ARVIND CMP: 357 The $1.3bn ARVIND is one of India s largest integrated Textile & Apparel company. While its traditional textile business continues to grow at high single digit, its 2700cr brand portfolio has been growing at 25% CAGR for the past 3 years driven by its power brands, distribution footprint and ability to straddle its brands across the income pyramid. We believe that its relationships with iconic global brands and sourcing capabilities acts as an entry barrier to competition and value unlocking from its high margin brand business coupled with de-leveraging would enhance shareholder value going forward. ARVIND trading at 22xFY17E earnings may not be cheap on valuation but its unique strategies and leadership in its space make us bullish on its prospects for a one-year price objective of 450 A bullish pennant price pattern getting formed on the monthly charts. Interestingly, the stock had broken out of this pattern few months back, and has now retraced back to the neckline. A closer look at Stochastic Oscillator indicates that the stock is inching towards a strong indicator breakout. If the stock continues to take support at the rising trendline and Stochastic Oscillator provides the needed breakout, we believe the stock could head towards a multi month upmove.

BALRAMPUR CHINI MILLS. CMP: 121 There are close to 550 sugar mills in India of which BCML with a capacity of 76500TCD has the best balance sheet among large integrated sugar mills. Its balance sheet strength enables BCML to hold on to its sugar inventory ( presently 18lac quintals costing 27.5 per kg ) and leverage the present buoyancy witnessed in sugar prices. BCML has posted a huge turnaround in operations during H1 of this fiscal with net profits coming in at 217crs compared to a loss of 84crs during the same period last fiscal. ( sugar prices in H1 of this fiscal were upwards of 35 per kg as against prices of 25 per kg in the same period last fiscal ) Its large co-generation facility of more than 150MW of saleable power and highly efficient distillery capacity of 320KLPD enables BCML to de-risk its business model during any kind of down cycle in its sugar business. We recommend a BUY on BCML for a one-year price objective of 160 One of the stronger sector from the start of 2016, the Sugar sector has provided extremely strong returns so far. With cyclicalty nature of the sector, historically we have seen trends (up or down) lasting for few years for many of these stocks. Balrampur Chini has broken out of a Bullish price pattern on longer term time scales. We believe that in the near term the stock has seen a correction and this correction halted at the rising resistance trendline. If the indicator breaks out on the upside, we believe that Balrampur Chini can rally once again and be one of the key performers in the sector.

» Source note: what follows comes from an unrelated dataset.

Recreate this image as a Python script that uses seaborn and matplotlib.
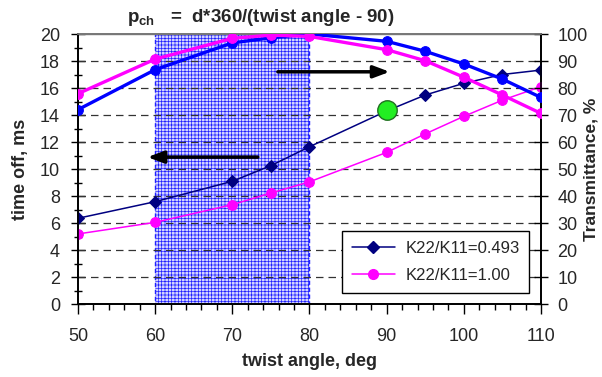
import matplotlib
matplotlib.use("Agg")
import matplotlib.pyplot as plt
import seaborn as sns
import pandas as pd
from matplotlib.patches import Rectangle
from matplotlib.ticker import MultipleLocator
from matplotlib.lines import Line2D

# ---- data ----
angles = [50, 60, 70, 75, 80, 90, 95, 100, 105, 110]
toff_0493 = [6.35, 7.58, 9.09, 10.25, 11.65, 14.3, 15.48, 16.35, 17.0, 17.33]
toff_100 = [5.19, 6.05, 7.36, 8.22, 9.05, 11.23, 12.6, 13.9, 15.1, 16.1]
trans_0493 = [72.0, 86.8, 96.7, 98.6, 100.0, 97.3, 93.6, 88.9, 83.3, 76.5]
trans_100 = [77.9, 90.7, 98.4, 99.6, 99.1, 94.2, 90.1, 84.0, 77.4, 70.6]
labels = ["K22/K11=0.493", "K22/K11=1.00"]
green_pt = (90, 14.4)
band = (60, 80)
x_ticks = [50, 60, 70, 80, 90, 100, 110]

sns.set_theme(style="white")
plt.rcParams['font.family'] = ['Liberation Sans', 'DejaVu Sans']
plt.rcParams['mathtext.fontset'] = 'custom'
plt.rcParams['mathtext.rm'] = 'Liberation Sans'
plt.rcParams['mathtext.bf'] = 'Liberation Sans:bold'
plt.rcParams['hatch.color'] = '#5a5aff'
plt.rcParams['hatch.linewidth'] = 0.5

fig = plt.figure(figsize=(6.02, 3.77), dpi=100)
ax = fig.add_axes([0.1296, 0.1936, 0.769, 0.7162])
ax2 = ax.twinx()

df = pd.DataFrame({"angle": angles, "t1": toff_0493, "t2": toff_100,
                   "T1": trans_0493, "T2": trans_100})

# shaded band
ax.add_patch(Rectangle((band[0], 0), band[1] - band[0], 20, facecolor='#d4d4ff',
                       edgecolor='#2020ff', hatch='+++++', linestyle=(0, (3, 2)),
                       linewidth=1.0, zorder=0.5))

# grid lines
for yv in range(2, 20, 2):
    ax.axhline(yv, color='#333333', lw=0.9, ls=(0, (6, 4)), zorder=1)
ax.axhline(20, color='#777777', lw=1.0, zorder=1)

# thin lines (left axis)
sns.lineplot(data=df, x="angle", y="t1", ax=ax, color='#000080', marker='D',
             markersize=6, markeredgecolor='#000080', linewidth=1.1, sort=False, zorder=3)
sns.lineplot(data=df, x="angle", y="t2", ax=ax, color='#ff00ff', marker='o',
             markersize=7, markeredgecolor='#ff00ff', linewidth=1.1, sort=False, zorder=3)

# thick lines (right axis)
sns.lineplot(data=df, x="angle", y="T1", ax=ax2, color='#0000ff', marker='o',
             markersize=7, markeredgecolor='#0000ff', linewidth=2.4, sort=False, zorder=3)
sns.lineplot(data=df, x="angle", y="T2", ax=ax2, color='#ff00ff', marker='o',
             markersize=7, markeredgecolor='#ff00ff', linewidth=2.4, sort=False, zorder=3)

# green point
ax2.plot([green_pt[0]], [green_pt[1] * 5], marker='o', markersize=14,
         markerfacecolor='#22ee22', markeredgecolor='#207020', zorder=6)

# arrows
ax2.annotate("", xy=(59.0, 54.4), xytext=(73.3, 54.4),
             arrowprops=dict(arrowstyle='-|>,head_length=0.8,head_width=0.3',
                             color='black', lw=2.5, shrinkA=0, shrinkB=0), zorder=7)
ax2.annotate("", xy=(90.4, 86.0), xytext=(75.9, 86.0),
             arrowprops=dict(arrowstyle='-|>,head_length=0.8,head_width=0.3',
                             color='black', lw=2.5, shrinkA=0, shrinkB=0), zorder=7)

ax.set_xlim(50, 110)
ax.set_ylim(0, 20)
ax2.set_ylim(0, 100)
ax.set_xticks(x_ticks)
ax.xaxis.set_minor_locator(MultipleLocator(2))
ax.yaxis.set_major_locator(MultipleLocator(2))
ax.yaxis.set_minor_locator(MultipleLocator(1))
ax2.yaxis.set_major_locator(MultipleLocator(10))

ax.tick_params(axis='x', which='major', direction='out', length=7, width=1,
               color='black', labelsize=13, pad=10, bottom=True)
ax.tick_params(axis='x', which='minor', direction='out', length=4, width=1,
               color='black', bottom=True)
ax.tick_params(axis='y', which='major', direction='inout', length=10, width=1,
               color='black', labelsize=13, left=True, pad=8)
ax.tick_params(axis='y', which='minor', direction='inout', length=6, width=1,
               color='black', left=True)
ax2.tick_params(axis='y', which='major', direction='inout', length=10, width=1,
                color='black', labelsize=13, right=True, pad=7)

for s in ['left', 'bottom', 'right']:
    ax.spines[s].set_color('black')
    ax2.spines[s].set_color('black')
ax.spines['top'].set_color('#777777')
ax2.spines['top'].set_color('#777777')
ax.spines['left'].set_linewidth(1.2)
ax2.spines['right'].set_linewidth(1.2)

ax.set_xlabel("twist angle, deg", fontsize=13, fontweight='bold', labelpad=6)
ax.set_ylabel("time off, ms", fontsize=13, fontweight='bold', labelpad=8)
ax2.set_ylabel("Transmittance, %", fontsize=12.5, fontweight='bold', labelpad=-3)
fig.text(0.434, 1 - 22 / 377, r"p$_{\mathbf{ch}}$   =  d*360/(twist angle - 90)",
         fontsize=13.5, fontweight='bold', ha='center', va='baseline')

handles = [Line2D([], [], color='#000080', marker='D', markersize=6, lw=1.1),
           Line2D([], [], color='#ff00ff', marker='o', markersize=7, lw=1.1)]
leg = ax2.legend(handles, labels, loc='lower right', bbox_to_anchor=(0.993, 0.01),
                 fontsize=12, frameon=True, fancybox=False, edgecolor='black',
                 framealpha=1, handlelength=2.6, borderpad=0.6, labelspacing=0.7,
                 handletextpad=0.6)
leg.get_frame().set_linewidth(1.0)
leg.set_zorder(10)

fig.savefig("out.png", dpi=100, facecolor='white')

ICICI BANK CMP: 256 ICICI BANK is one of India s largest banks with a large business franchise spanning close to 4500 branches and over 14000 ATM with advances of over 4.5trillion. Well capitalized with Tier-I CAR of 13.25% and CASA of 45% the bank has paid a heavy price for its high exposure to domestic corporates which now stand at 28% (exposure to steel, cement, mining & power now stands at 12%) While the key risk remains that of deterioration in asset quality ( NNPA now at 165bn is 3.2% ) we believe that its exposure to retail loans now at 48% of total loans is growing at more than 20% and the bank should be able to maintain 3% plus NIM quite comfortably going forward. ICICI BANK is most widely held with FII holding at 50% and DII holding at 37%. We value the bank at 2.5x adjusted book value to arrive at our one-year price objective of 310 by the end of CY 2017( The value of its Insurance Subsidiary which is close to 40 per share provides additional comfort to the investor) ICICI Bank has been on a channeled uptrend since start of 2016. For most part of 2016 the stock had underperformed many of its peers in the private sector banking space. However, with the structured uptrend and stock available at its key support, we believe that this gap of underperformance can be significantly closed in by the stock and it can lead to a strong uptrend. With key supports placed at the crucial rising support trendline of the channel pattern, we believe that ICICI Bank can lead from the front if the Pvt Banks see a strong recovery going ahead.

JAIN IRRIGATION SYSTEMS CMP: 89 Jain Irrigation is the market leader in Micro Irrigation Systems MIS and derives 45% of its revenues outside India. A normal monsoon this year coming after two consecutive years of drought has brightened the prospects for the company in some of its key markets like Maharashtra. Jain Irrigation is also an household name in Agriculture & Plumbing solutions and its piping business is a key beneficiary of lower polymer prices. The company stands well placed to bag orders under the AMRUT scheme of the GOI. Jain Irrigation has had tough times for the last two years and we expect the company to stage a turnaround in operations this fiscal led by a good monsoon and possible structural triggers in certain key markets in India which could provide an upside trigger as well going forward. We recommend a BUY on the stock for a one-year price objective of 120 Jain Irrigation has come out of a broadening triangle bottom formation. Spread across a multi month time frame, such bottom patterns hold significant importance in proclaiming long term reversals. Couple this with the increased volume participation in the last 8 odd months of this strong rally. Recently, the price retraced to almost exactly 38.2% retracement of its recent price rally. If we assume that this is the immediate medium term bottom, and use preliminary Fibonacci Projection ratios, till 61.8% projections, the stock could start a fresh rally and head towards a fresh 52 week high breakout soon.

KEC INTERNATIONAL CMP: 143 KEC is a Global EPC major of the RPG Group and is a large player in Power Transmission & Distribution which comprises of almost 70% of its 11000cr Order Book Its Order Intake at 6000crs is up close to 30% YTD and has substantial L1 position close to 4000crs. 60% of its business is from India and 40% is International. Its Railway Business is now gaining traction and is on a high growth trajectory. KEC has reported more than 100% growth in net profits during the first half of the current fiscal and is a big beneficiary of lower interest rates going forward. We recommend a BUY on KEC with a one-year price objective of 180 Interestingly, KEC international is one of the few stocks which have confirmed a triangle price pattern breakout. Even with most of the midcap stocks undergoing significant correction in the last 1 month, this stock has managed to stay absolutely strong. We believe, that with the strength in the chart in recent volatile times, and the breakout patterns on price and likely breakout in indicators, the stock can start a multi month uptrend in the medium term.